Actually no. “ETF” is not a new name for index funds. But many ETFs are indeed a type of index fund. Index funds mimic the performance of a stockmarket index. They provide very similar returns to what you would achieve by investing in all the underlying stocks in the index. Their management cost is generally quite low.
By contrast “actively managed” funds attempt to provide higher returns than the index. But their management cost is also higher. Whether or not actively managed funds achieve sufficient additional returns to justify their higher management cost is a matter of some debate. And a topic for another day!
But back to ETFs. Or to give them their full name “Exchange Traded Funds”. As their full name implies, they are funds which are traded on a stock exchange. Historically, most funds, including index funds, have been bought or sold directly from the fund manager or via portfolio administration platforms. ETFs allow investors to buy and sell funds via the stock exchange instead.
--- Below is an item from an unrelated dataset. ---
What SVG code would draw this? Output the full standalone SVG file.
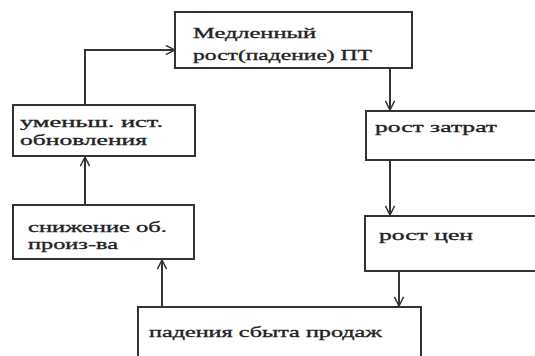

The defining characteristic of ETFs is not their investment style, but their method of purchase and sale.
The reason the media often talks about ETFs as if they were the same as index funds, is because when ETFs were first introduced most of the early products were an index style. And these are still the most popular ETFs. However it is also possible for ETFs to be actively managed. Actively managed ETFs have proliferated in recent years. Not surprisingly, their fees are much higher.
If you are thinking of investing in ETFs based on the merits of index funds, be very careful that any ETF you choose is in fact a true index style. And be aware that ETFs are not the only way to access index funds. Index funds are also readily accessible via many super funds and portfolio administration platforms. For many investors this may be a simpler and safer option than trading ETFs via the stock exchange.